● GIVEN TASK
Gather each line in the entries that includes the string "this".

● DATA LINES
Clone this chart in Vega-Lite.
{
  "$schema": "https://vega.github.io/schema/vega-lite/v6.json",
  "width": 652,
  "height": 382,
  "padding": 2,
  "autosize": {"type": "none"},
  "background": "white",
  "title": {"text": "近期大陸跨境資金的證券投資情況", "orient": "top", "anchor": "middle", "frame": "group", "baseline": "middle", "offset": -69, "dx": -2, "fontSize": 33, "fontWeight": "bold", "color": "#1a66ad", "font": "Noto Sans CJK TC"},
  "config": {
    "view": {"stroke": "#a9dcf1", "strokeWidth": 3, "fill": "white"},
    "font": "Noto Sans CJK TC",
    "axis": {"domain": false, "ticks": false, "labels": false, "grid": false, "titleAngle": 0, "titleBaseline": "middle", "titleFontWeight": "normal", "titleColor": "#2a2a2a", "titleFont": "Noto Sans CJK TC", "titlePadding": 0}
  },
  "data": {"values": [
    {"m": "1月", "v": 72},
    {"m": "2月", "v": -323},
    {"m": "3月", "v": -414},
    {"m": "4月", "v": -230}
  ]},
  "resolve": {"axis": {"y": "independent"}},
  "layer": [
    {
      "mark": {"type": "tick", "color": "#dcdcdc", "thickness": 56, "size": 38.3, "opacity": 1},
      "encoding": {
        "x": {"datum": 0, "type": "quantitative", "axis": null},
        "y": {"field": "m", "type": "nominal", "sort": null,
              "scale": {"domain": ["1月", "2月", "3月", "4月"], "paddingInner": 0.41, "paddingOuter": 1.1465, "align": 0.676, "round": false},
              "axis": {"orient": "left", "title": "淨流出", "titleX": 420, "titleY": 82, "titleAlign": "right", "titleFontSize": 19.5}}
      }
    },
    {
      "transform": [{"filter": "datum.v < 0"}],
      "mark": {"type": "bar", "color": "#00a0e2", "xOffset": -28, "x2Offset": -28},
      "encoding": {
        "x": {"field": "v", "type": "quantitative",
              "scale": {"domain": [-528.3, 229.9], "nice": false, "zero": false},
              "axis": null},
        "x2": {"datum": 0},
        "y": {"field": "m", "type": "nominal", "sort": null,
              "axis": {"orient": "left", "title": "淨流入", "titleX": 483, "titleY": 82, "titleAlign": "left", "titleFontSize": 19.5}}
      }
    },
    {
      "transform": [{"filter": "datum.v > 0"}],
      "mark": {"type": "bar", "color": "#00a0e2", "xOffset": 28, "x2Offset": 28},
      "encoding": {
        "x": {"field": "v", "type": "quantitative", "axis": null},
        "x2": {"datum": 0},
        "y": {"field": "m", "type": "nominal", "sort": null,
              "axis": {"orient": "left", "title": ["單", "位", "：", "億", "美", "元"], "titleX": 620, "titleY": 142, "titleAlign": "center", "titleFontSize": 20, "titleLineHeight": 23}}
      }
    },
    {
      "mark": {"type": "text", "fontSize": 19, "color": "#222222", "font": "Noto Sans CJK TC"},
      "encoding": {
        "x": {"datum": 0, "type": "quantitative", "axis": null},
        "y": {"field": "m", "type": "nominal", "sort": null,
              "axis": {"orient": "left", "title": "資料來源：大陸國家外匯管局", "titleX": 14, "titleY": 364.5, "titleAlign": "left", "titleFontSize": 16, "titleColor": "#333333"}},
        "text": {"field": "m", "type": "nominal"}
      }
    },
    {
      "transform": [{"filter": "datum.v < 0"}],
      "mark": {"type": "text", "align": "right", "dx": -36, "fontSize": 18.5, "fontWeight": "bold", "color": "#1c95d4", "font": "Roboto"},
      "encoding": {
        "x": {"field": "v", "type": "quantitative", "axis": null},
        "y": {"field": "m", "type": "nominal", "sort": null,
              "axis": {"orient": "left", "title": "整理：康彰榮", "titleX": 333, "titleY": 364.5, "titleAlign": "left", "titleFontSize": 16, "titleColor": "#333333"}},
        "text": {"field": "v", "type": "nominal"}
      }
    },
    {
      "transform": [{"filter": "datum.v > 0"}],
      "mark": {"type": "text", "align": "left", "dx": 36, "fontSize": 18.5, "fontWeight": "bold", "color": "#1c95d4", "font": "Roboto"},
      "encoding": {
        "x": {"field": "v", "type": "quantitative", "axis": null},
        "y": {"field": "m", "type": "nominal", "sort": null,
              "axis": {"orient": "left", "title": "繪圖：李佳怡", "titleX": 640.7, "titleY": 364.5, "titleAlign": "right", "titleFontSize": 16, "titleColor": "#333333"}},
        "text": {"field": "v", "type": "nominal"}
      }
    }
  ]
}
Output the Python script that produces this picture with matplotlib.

● TASK RESPONSE
Clone this chart in Vega-Lite.
Output the Python script that produces this picture with matplotlib.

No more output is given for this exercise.